May 29, 2010 – Melk, Austria

Melk’s newly restored Baroque abbey beams proudly over the Danube Valley.  The abbey is one of Europe’s greatest sights. Established as a fortified Benedictine abbey in the 11th century, it was destroyed by fire.  What you see today was rebuilt and redesigned in the 18th century by Baroque architect Jakob Prandtauer.

The abbey has a 200 foot tall dome and symmetrical towers which dominates the complex, emphasizing its sacred importance with the people.  Freshly painted and gold-gilded throughout, it’s a Baroque dream come true.  The grand restoration project, financed in part by the sale of the abbey’s Gutenberg bible to Harvard in America, was completed in 1996 to celebrate the 1000th anniversary of the first reference to Austria in literature.

Imagine the abbot on the balcony greeting you as he used to great important guests. Flanking him are statues of Peter and Paul and the monastery’s coat of arms.  From the balcony you can enjoy dramatic views of the Danube Valley, the town of Melk, and the façade of the monastery church. The huge statue above everything is Christ with cross in hand victorious over death.

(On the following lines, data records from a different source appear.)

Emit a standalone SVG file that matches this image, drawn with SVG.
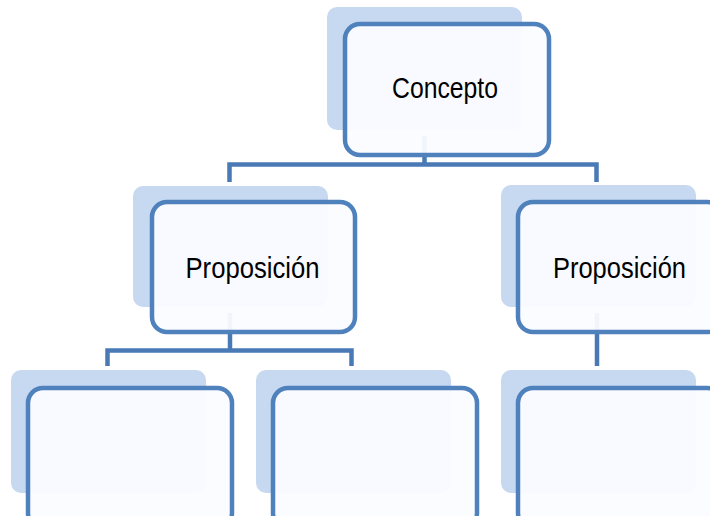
<svg xmlns="http://www.w3.org/2000/svg" width="710" height="516" viewBox="0 0 710 516">
  <style>
    .back { fill: #c6d9f0; }
    .front { fill: #fbfcff; fill-opacity: 0.94; stroke: #4f81bd; stroke-width: 4.5; }
    .link { fill: none; stroke: #4a7ab5; stroke-width: 4.5; stroke-linejoin: miter; }
    .label { font-family: "Liberation Sans", Arial, sans-serif; font-size: 30px; fill: #000; text-anchor: middle; }
  </style>
  <rect width="710" height="516" fill="#ffffff"/>

  <!-- back plates sit beneath the connectors -->
  <g id="plates">
    <rect class="back" x="327" y="7" width="195" height="123" rx="10"/>
    <rect class="back" x="133" y="186" width="195" height="121" rx="10"/>
    <rect class="back" x="501" y="185" width="195" height="122" rx="10"/>
    <rect class="back" x="11" y="370" width="195" height="123" rx="10"/>
    <rect class="back" x="256" y="370" width="195" height="123" rx="10"/>
    <rect class="back" x="501" y="370" width="195" height="123" rx="10"/>
  </g>

  <g id="connectors">
    <path class="link" d="M424.5,136 V164.5"/>
    <path class="link" d="M229.5,182 V164.5 H596.5 V182"/>
    <path class="link" d="M230,313 V350.5"/>
    <path class="link" d="M107.5,366 V350.5 H351.5 V366"/>
    <path class="link" d="M597,313 V366"/>
  </g>

  <g id="concepto">
    <rect class="front" x="345" y="24" width="204" height="131" rx="15"/>
    <text class="label" x="445" y="98" textLength="106" lengthAdjust="spacingAndGlyphs">Concepto</text>
  </g>

  <g id="proposicion-1">
    <rect class="front" x="152" y="202" width="203" height="130" rx="15"/>
    <text class="label" x="252.5" y="278" textLength="134" lengthAdjust="spacingAndGlyphs">Proposición</text>
  </g>

  <g id="proposicion-2">
    <rect class="front" x="518" y="202" width="204" height="130" rx="15"/>
    <text class="label" x="619.5" y="278" textLength="133" lengthAdjust="spacingAndGlyphs">Proposición</text>
  </g>

  <g id="hoja-1">
    <rect class="front" x="28" y="388" width="204" height="140" rx="15"/>
  </g>

  <g id="hoja-2">
    <rect class="front" x="273" y="388" width="204" height="140" rx="15"/>
  </g>

  <g id="hoja-3">
    <rect class="front" x="518" y="388" width="204" height="140" rx="15"/>
  </g>
</svg>
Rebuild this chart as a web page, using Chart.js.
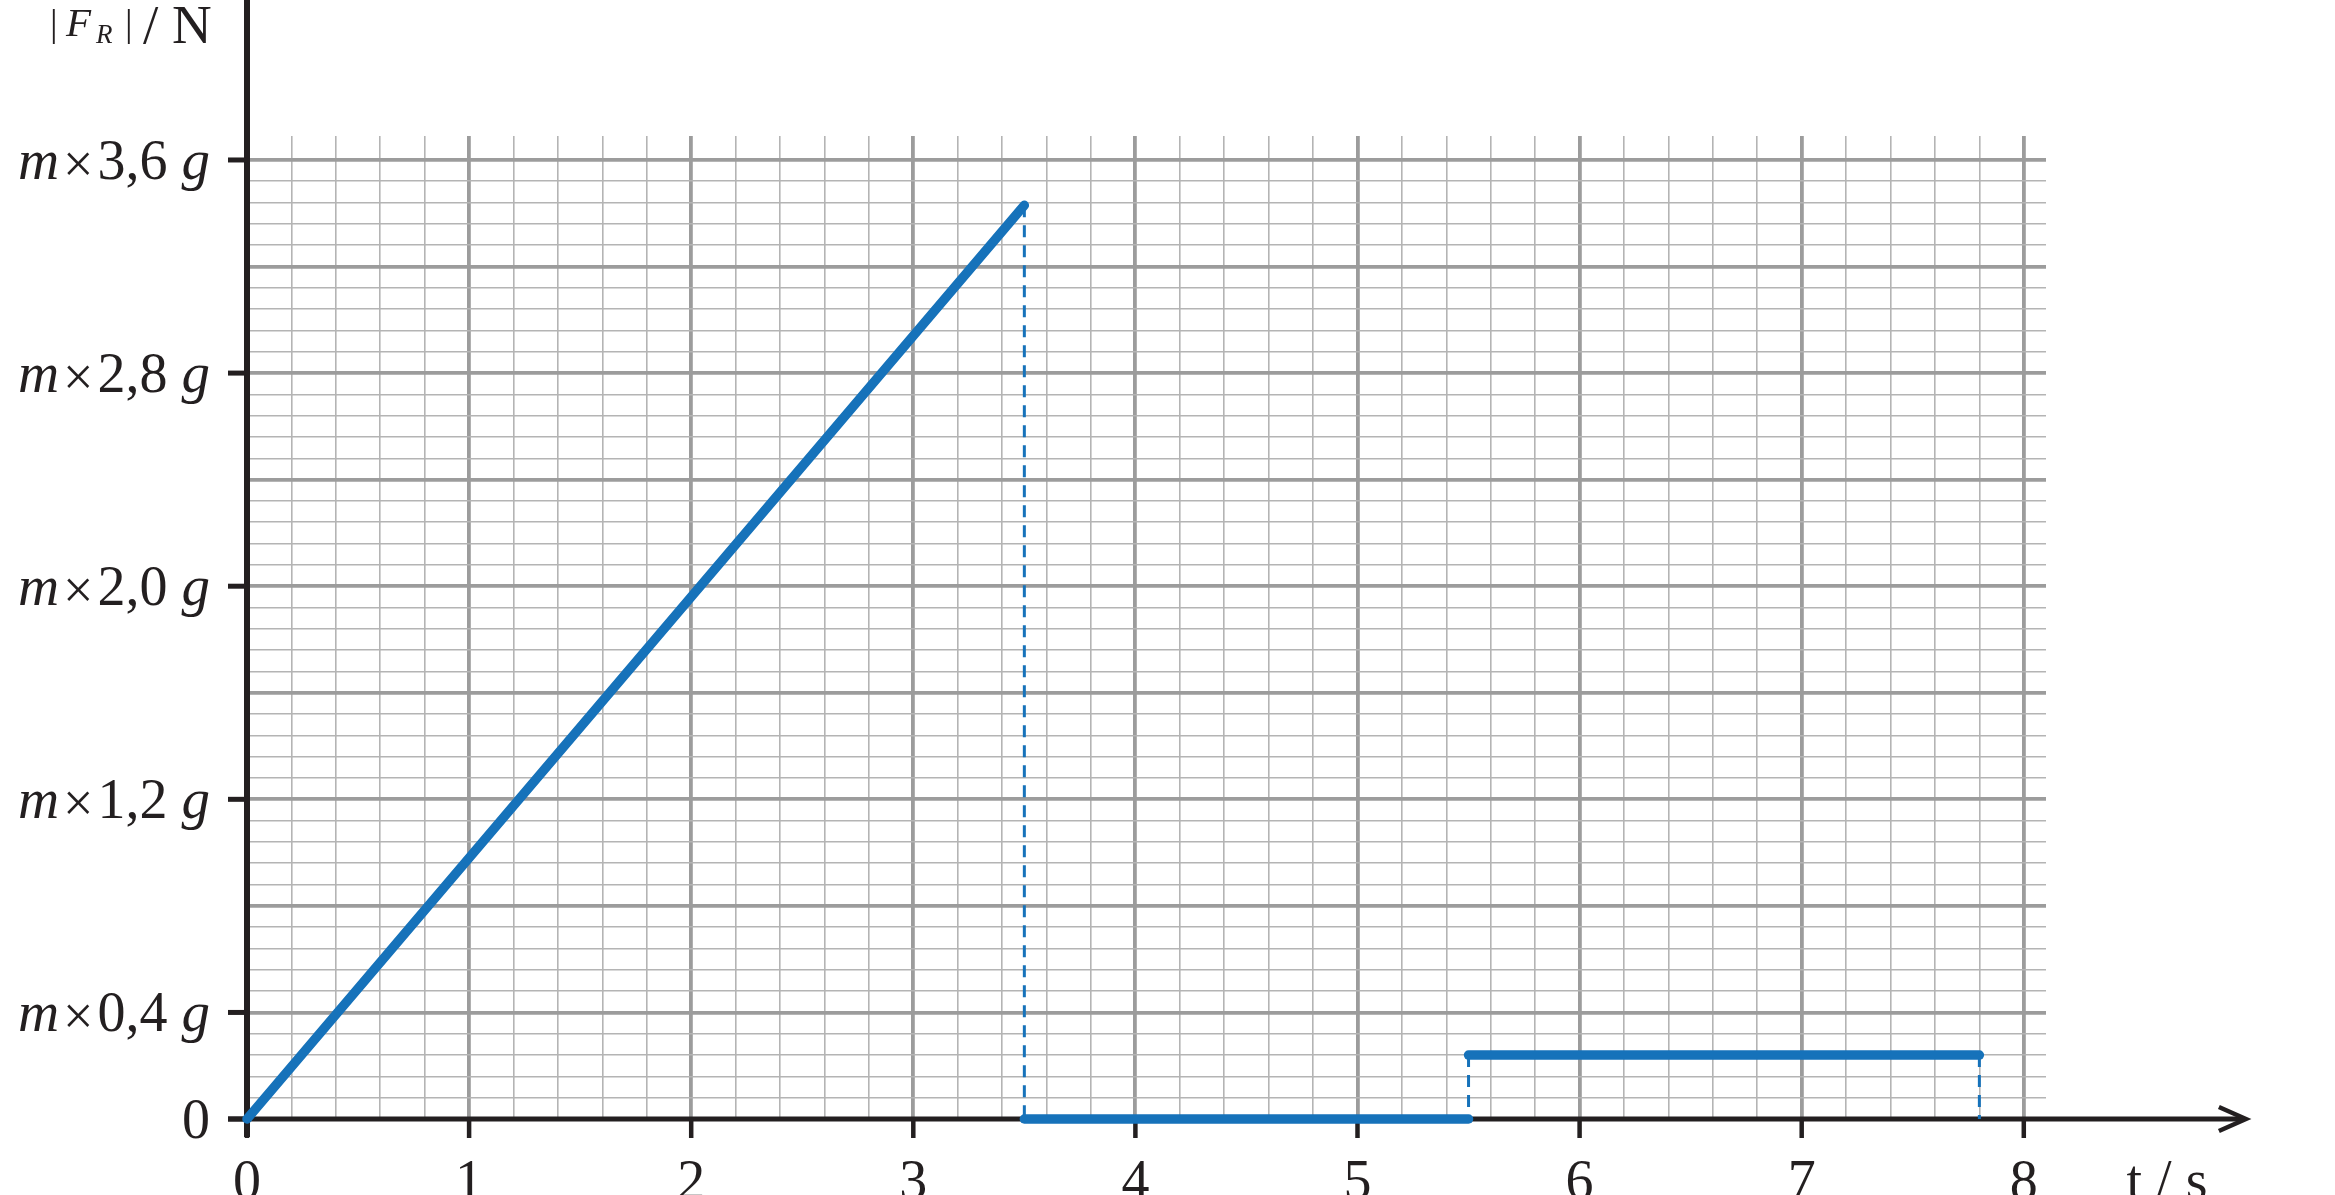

For 900 years, monks of St. Benedict have lived and worked here. Maintaining Christianity and culture in the region was their primary task.  During the reformation, only 8 monks lived here. Napoleon made his headquarters here in 1805 and 1809.  In 1938, when Hitler annexed Austria, the monastery was squeezed into one end of the complex and nearly dissolved.  Today, the four modern frescoes gracing the courtyard were paid for by agriculture and tourism.

The 640 foot long corridor, lined with paintings of Austrian royalty, is the spine of the abbey museum.

In the ceiling of the large dining room is a large fresco painted by Tirolean artisan Paul Troger in 1731. In it, the Habsburgs are portrayed as Hercules and Athena. They also are represented as angels fighting the forces of evil, darkness, and brutality.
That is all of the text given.